P: I have lived in the center of cities all my life and they could be denser than they are. The world we live in now is very different from the 50s, 60s and 70s when huge suburbanization happened. That's no longer delivering a society that can compete in the global high-tech world. Back then you had endless carpets of small houses, and 9-to-5 jobs where you could drive home afterwards. But that’s environmentally not very sound compared to a denser way of life and now, with more knowledge-economy workers, you need to network, to have collaborative meetings or go to evening lectures or events. Every day you have to coordinate and re-calibrate projects with multiple contributors. A lot goes on online but that's still not the same intensity of interaction that you get at social events or in the real world. The metaverse is the next step and may eventually be more of a substitution. One part of the future of knowledge-economy clusters in cities will be the integration and interfaces between virtual and physical city spaces.
G: How will you blur the line between the two?
P: It’s about collaborative working. We’ve launched our own metaverse, which is a cultural district for the ecosystem of all designers and design companies, etc. Every organization will have virtual as well as physical sites, and within offices or urban spaces, you’ll have interfaces and windows into this virtual world where we can jointly enter. If you have a full panoramic LED screen, it's quite amazing - you can immerse yourself into another space. And that is not at home alone, or on the headset. You are already in a physical space with other participants and then quickly join a virtual space, with other groups of people. It’s urbanization, augmented by an immersive spatial internet which integrates into these physical urban spaces.
G: So, are we in a dynamic and complex new golden age for smart cities, or still hovering on the cusp, with caution and bureaucracy stopping us from fully embracing the opportunities they could bring?
P: It's uneven development around the world. Unfortunately, the mature economies and great cities of the western world are conservative. That's a shame. In China, you have 30 million-strong cities, but in London we are 8 million - this could be much denser, more exciting.

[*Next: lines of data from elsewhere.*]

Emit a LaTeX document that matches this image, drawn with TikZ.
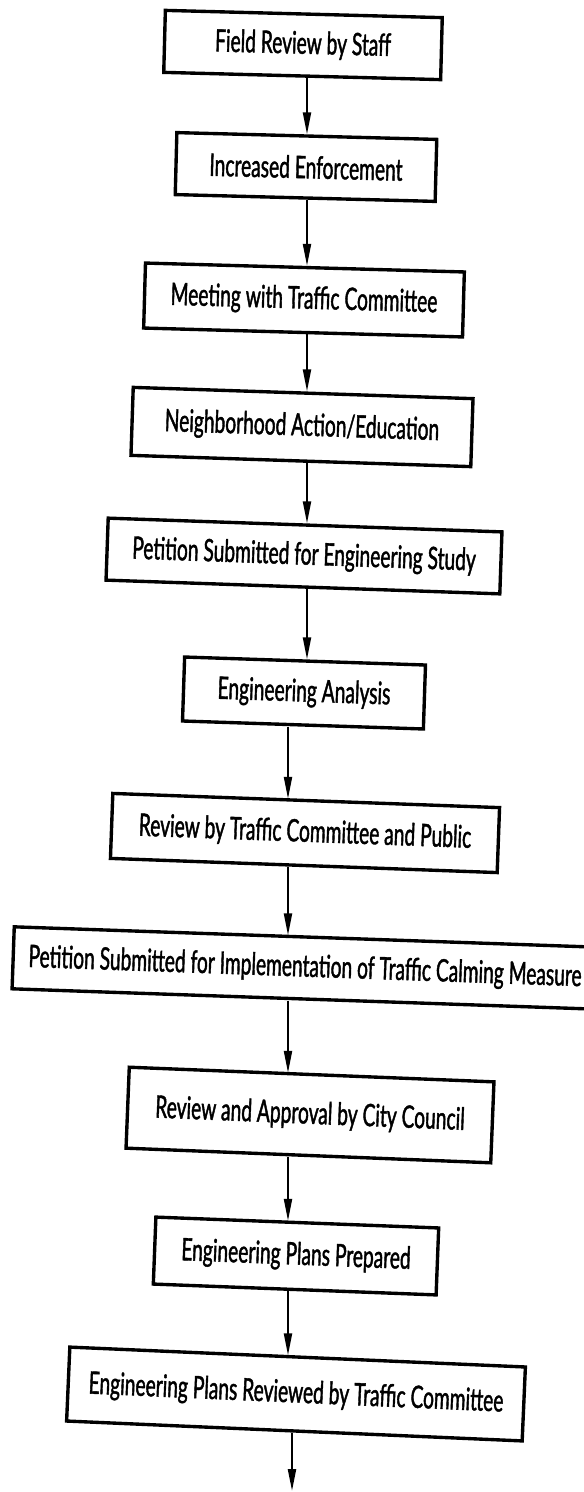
\documentclass[tikz,border=0pt]{standalone}
\usepackage{fontspec}
\newfontfamily\chartfont[FakeStretch=0.62,FakeBold=1.3]{Lato}
\usetikzlibrary{arrows.meta,positioning}
\newcommand{\pxl}{0.025cm}
\tikzset{
  stagebox/.style={
    draw,
    line width=2.4pt,
    inner sep=0pt,
    font=\chartfont\fontsize{22}{26}\selectfont
  },
  flowline/.style={
    line width=1.5pt,
    -{Triangle[length=0.55cm,width=0.2cm]}
  },
}

\begin{document}
\begin{tikzpicture}[x=\pxl,y=-\pxl]
  \useasboundingbox (0,0) rectangle (584,1492);

  \node[stagebox, minimum width=277*\pxl, minimum height=62*\pxl, rotate=-1.5] (field) at (303,45) {Field Review by Staff};
  \node[stagebox, minimum width=260*\pxl, minimum height=62*\pxl, rotate=-1.5] (enforce) at (306,167) {Increased Enforcement};
  \node[stagebox, minimum width=319*\pxl, minimum height=65*\pxl, rotate=-1.6] (meeting) at (304,300) {Meeting with Traffic Committee};
  \node[stagebox, minimum width=340*\pxl, minimum height=68*\pxl, rotate=-1.9] (hood) at (302,427) {Neighborhood Action/Education};
  \node[stagebox, minimum width=394*\pxl, minimum height=62*\pxl, rotate=-2.0] (petstudy) at (304,556) {Petition Submitted for Engineering Study};
  \node[stagebox, minimum width=241*\pxl, minimum height=64*\pxl, rotate=-1.9] (analysis) at (304,693) {Engineering Analysis};
  \node[stagebox, minimum width=387*\pxl, minimum height=65*\pxl, rotate=-2.1] (public) at (305,833) {Review by Traffic Committee and Public};
  \node[stagebox, minimum width=584*\pxl, minimum height=62*\pxl, rotate=-2.0] (petimpl) at (305,968) {Petition Submitted for Implementation of Traffic Calming Measure};
  \node[stagebox, minimum width=365*\pxl, minimum height=81*\pxl, rotate=-2.3] (council) at (310,1115) {Review and Approval by City Council};
  \node[stagebox, minimum width=283*\pxl, minimum height=67*\pxl, rotate=-2.2] (plans) at (296,1256) {Engineering Plans Prepared};
  \node[stagebox, minimum width=456*\pxl, minimum height=74*\pxl, rotate=-2.5] (planrev) at (296,1394) {Engineering Plans Reviewed by Traffic Committee};

  % arrow lanes
  \coordinate (laneA) at (307,0);
  \coordinate (laneB) at (288,0);
  \coordinate (tail) at (292,1491);

  \draw[flowline] (field.south -| laneA) -- (enforce.north -| laneA);
  \draw[flowline] (enforce.south -| laneA) -- (meeting.north -| laneA);
  \draw[flowline] (meeting.south -| laneA) -- (hood.north -| laneA);
  \draw[flowline] (hood.south -| laneA) -- (petstudy.north -| laneA);
  \draw[flowline] (petstudy.south -| laneA) -- (analysis.north -| laneA);
  \draw[flowline] (analysis.south -| laneB) -- (public.north -| laneB);
  \draw[flowline] (public.south -| laneB) -- (petimpl.north -| laneB);
  \draw[flowline] (petimpl.south -| laneB) -- (council.north -| laneB);
  \draw[flowline] (council.south -| laneB) -- (plans.north -| laneB);
  \draw[flowline] (plans.south -| laneB) -- (planrev.north -| laneB);
  \draw[flowline] (planrev.south -| tail) -- (tail);
\end{tikzpicture}
\end{document}
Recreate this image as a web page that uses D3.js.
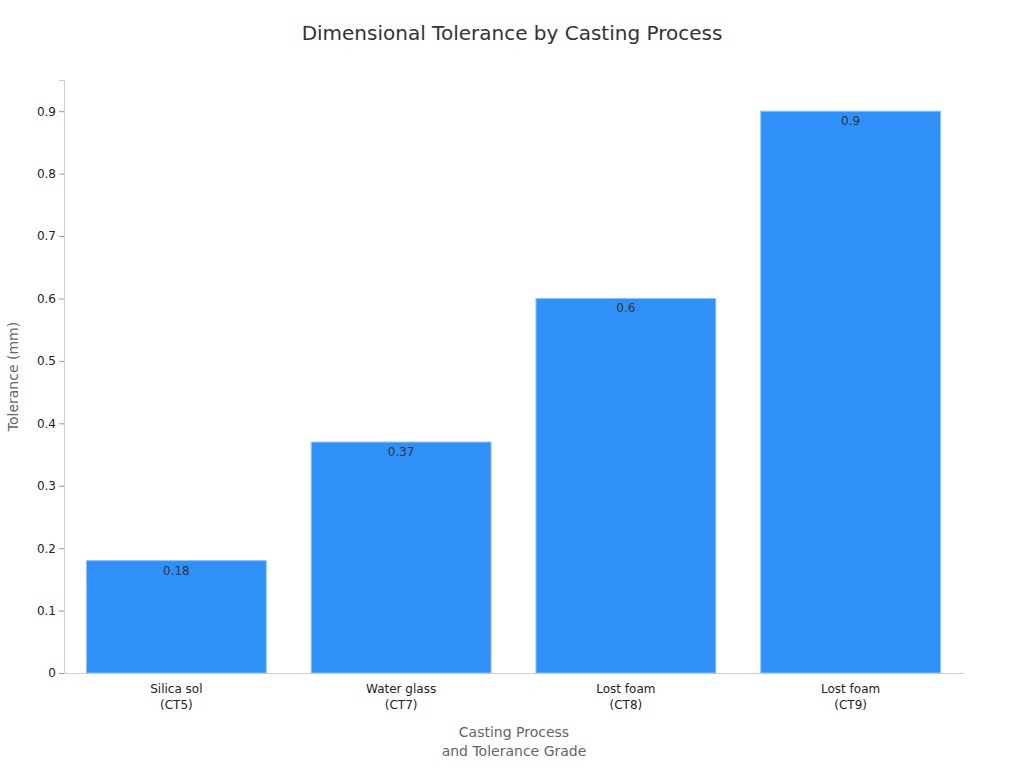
<!DOCTYPE html>
<html>
<head>
<meta charset="utf-8">
<script src="https://cdn.jsdelivr.net/npm/d3@7"></script>
<style>
  body { margin: 0; background: #fff; }
  text { font-family: "DejaVu Sans", sans-serif; }
</style>
</head>
<body>
<svg id="chart" width="1024" height="768"></svg>
<script>
const categories = [["Silica sol", "(CT5)"], ["Water glass", "(CT7)"], ["Lost foam", "(CT8)"], ["Lost foam", "(CT9)"]];
const tolerances = [0.18, 0.37, 0.6, 0.9];
const yTicks = [0, 0.1, 0.2, 0.3, 0.4, 0.5, 0.6, 0.7, 0.8, 0.9];

const margin = { left: 64, right: 61, top: 80, bottom: 95 };
const width = 1024, height = 768;
const svg = d3.select("#chart");

const x = d3.scaleBand()
  .domain(d3.range(categories.length))
  .range([margin.left, width - margin.right])
  .paddingInner(0.2)
  .paddingOuter(0.1);

const y = d3.scaleLinear()
  .domain([0, 0.95])
  .range([height - margin.bottom, margin.top]);

svg.append("text")
  .attr("x", 512).attr("y", 40)
  .attr("text-anchor", "middle")
  .attr("font-size", 20).attr("fill", "#333")
  .text("Dimensional Tolerance by Casting Process");

// y axis
const yAxis = svg.append("g")
  .attr("transform", `translate(${margin.left},0)`)
  .call(d3.axisLeft(y).tickValues(yTicks).tickFormat(d => d).tickSize(5));
yAxis.select(".domain").attr("stroke", "#ccc");
yAxis.selectAll(".tick line").attr("stroke", "#999");
yAxis.selectAll(".tick text").attr("font-size", 12).attr("fill", "#222")
  .attr("font-family", "DejaVu Sans");

// x axis
const xAxis = svg.append("g")
  .attr("transform", `translate(0,${height - margin.bottom})`)
  .call(d3.axisBottom(x).tickSize(0).tickFormat(""));
xAxis.select(".domain").attr("stroke", "#ccc");
xAxis.selectAll(".tick").each(function (d) {
  const t = d3.select(this).append("text")
    .attr("text-anchor", "middle").attr("font-size", 12).attr("fill", "#222");
  categories[d].forEach((line, i) => {
    t.append("tspan").attr("x", 0).attr("y", 20 + i * 16).text(line);
  });
});

// bars
svg.append("g").selectAll("rect")
  .data(tolerances)
  .join("rect")
  .attr("x", (d, i) => x(i))
  .attr("y", d => y(d))
  .attr("width", x.bandwidth())
  .attr("height", d => y(0) - y(d))
  .attr("fill", "#2f91f7")
  .attr("stroke", "#8cc3fb")
  .attr("stroke-width", 1);

svg.append("g").selectAll("text")
  .data(tolerances)
  .join("text")
  .attr("x", (d, i) => x(i) + x.bandwidth() / 2)
  .attr("y", d => y(d) + 14)
  .attr("text-anchor", "middle")
  .attr("font-size", 12).attr("fill", "#333")
  .text(d => d);

// axis titles
svg.append("text")
  .attr("transform", `translate(18,${(margin.top + height - margin.bottom) / 2}) rotate(-90)`)
  .attr("text-anchor", "middle").attr("font-size", 14).attr("fill", "#666")
  .text("Tolerance (mm)");

const xt = svg.append("text")
  .attr("text-anchor", "middle").attr("font-size", 14).attr("fill", "#666");
xt.append("tspan").attr("x", 514).attr("y", 737).text("Casting Process");
xt.append("tspan").attr("x", 514).attr("y", 756).text("and Tolerance Grade");
</script>
</body>
</html>
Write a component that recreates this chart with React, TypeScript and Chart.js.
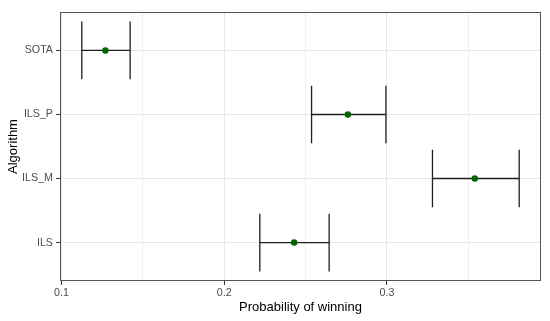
import React, { useEffect, useRef } from "react";
import { Chart, registerables } from "chart.js";

Chart.register(...registerables);

const categories = ["SOTA", "ILS_P", "ILS_M", "ILS"];
const estimates = [0.127, 0.276, 0.354, 0.243];
const lower = [0.1125, 0.2537, 0.328, 0.2219];
const upper = [0.1422, 0.2994, 0.3813, 0.2645];
const xTicks = [0.1, 0.15, 0.2, 0.25, 0.3, 0.35];
const xTickLabels = ["0.1", "", "0.2", "", "0.3", ""];
const xMin = 0.0991;
const xMax = 0.3947;

const FONT = "'Liberation Sans', Arial, Helvetica, sans-serif";

const errorBarPlugin = {
  id: "errorBars",
  beforeDatasetsDraw(chart: any) {
    const { ctx, scales } = chart;
    const x = scales.x;
    const y = scales.y;
    ctx.save();
    ctx.strokeStyle = "#1f1f1f";
    ctx.lineWidth = 1.3;
    categories.forEach((_, i) => {
      const yc = y.getPixelForValue(i);
      const half = Math.abs(y.getPixelForValue(i + 0.45) - yc);
      const xl = x.getPixelForValue(lower[i]);
      const xh = x.getPixelForValue(upper[i]);
      ctx.beginPath();
      ctx.moveTo(xl, yc);
      ctx.lineTo(xh, yc);
      ctx.moveTo(xl, yc - half);
      ctx.lineTo(xl, yc + half);
      ctx.moveTo(xh, yc - half);
      ctx.lineTo(xh, yc + half);
      ctx.stroke();
    });
    ctx.restore();
  },
  afterDatasetsDraw(chart: any) {
    const { ctx, chartArea } = chart;
    ctx.save();
    ctx.strokeStyle = "#555555";
    ctx.lineWidth = 1;
    ctx.strokeRect(
      Math.round(chartArea.left) + 0.5,
      Math.round(chartArea.top) + 0.5,
      Math.round(chartArea.right - chartArea.left) - 1,
      Math.round(chartArea.bottom - chartArea.top) - 1
    );
    ctx.restore();
  },
};

export default function App() {
  const ref = useRef<HTMLCanvasElement | null>(null);

  useEffect(() => {
    if (!ref.current) return;
    const chart = new Chart(ref.current, {
      type: "scatter",
      data: {
        datasets: [
          {
            data: categories.map((_, i) => ({ x: estimates[i], y: i })),
            backgroundColor: "#006400",
            borderWidth: 0,
            pointRadius: 3.2,
            pointHoverRadius: 3.2,
          },
        ],
      },
      options: {
        animation: false,
        responsive: false,
        devicePixelRatio: 1,
        events: [],
        layout: { padding: { top: 12, right: 9, left: 0, bottom: 0 } },
        plugins: {
          legend: { display: false },
          tooltip: { enabled: false },
        },
        scales: {
          x: {
            type: "linear",
            min: xMin,
            max: xMax,
            afterBuildTicks: (s: any) => {
              s.ticks = xTicks.map((v) => ({ value: v }));
            },
            afterFit: (s: any) => {
              s.height = 40;
            },
            border: { display: false },
            grid: {
              color: (c: any) => (xTickLabels[c.index] ? "#e6e6e6" : "#efefef"),
              lineWidth: 1,
              drawTicks: true,
              tickLength: 4,
              tickColor: (c: any) => (xTickLabels[c.index] ? "#333333" : "rgba(0,0,0,0)"),
              tickWidth: 1,
            },
            ticks: {
              autoSkip: false,
              maxRotation: 0,
              padding: 2,
              color: "#4d4d4d",
              font: { family: FONT, size: 10.7 },
              callback: (_v: any, idx: number) => xTickLabels[idx],
            },
            title: {
              display: true,
              text: "Probability of winning",
              color: "#000000",
              font: { family: FONT, size: 13 },
              padding: { top: 6, bottom: 6 },
            },
          },
          y: {
            type: "linear",
            min: -0.6,
            max: 3.6,
            reverse: true,
            afterBuildTicks: (s: any) => {
              s.ticks = categories.map((_, i) => ({ value: i }));
            },
            afterFit: (s: any) => {
              s.width = 60;
            },
            border: { display: false },
            grid: {
              color: "#e6e6e6",
              lineWidth: 1,
              drawTicks: true,
              tickLength: 4,
              tickColor: "#333333",
              tickWidth: 1,
            },
            ticks: {
              autoSkip: false,
              padding: 3,
              color: "#4d4d4d",
              font: { family: FONT, size: 10.7 },
              callback: (v: any) => categories[v] ?? "",
            },
            title: {
              display: true,
              text: "Algorithm",
              color: "#000000",
              font: { family: FONT, size: 13 },
              padding: { top: 5.5, bottom: 5.5 },
            },
          },
        },
      },
      plugins: [errorBarPlugin],
    } as any);
    return () => chart.destroy();
  }, []);

  return (
    <div style={{ position: "absolute", left: 0, top: 0, width: 550, height: 321, background: "#ffffff" }}>
      <canvas ref={ref} width={550} height={321} style={{ display: "block" }} />
    </div>
  );
}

It’s the same in the US: you can’t be in Palo Alto or San Francisco, so you have to go to Austin or somewhere else. And that is a compromise. You may build a new sub-center, but it doesn't have the same intensity and shared labor market or great events. Manhattan could double up its density if it wanted to and particularly London where they have these huge fields of two-story brick terrace houses. So there we are not on the cusp and it probably needs a shake up where other new places surge in attractiveness and challenge these cities so much that they have a turnaround. But there are places - India, China, some parts of the US - where things are more exemplary and forward-looking.
G: Your message seems to be: "Be bold, stop being complacent or you’re going to get overtaken"?
P: Yes. This is about entrepreneurial freedom. You have to be bold. You have to find people willing to share that vision, take the risk and go with it. And the political process should allow for it and not stand in the way.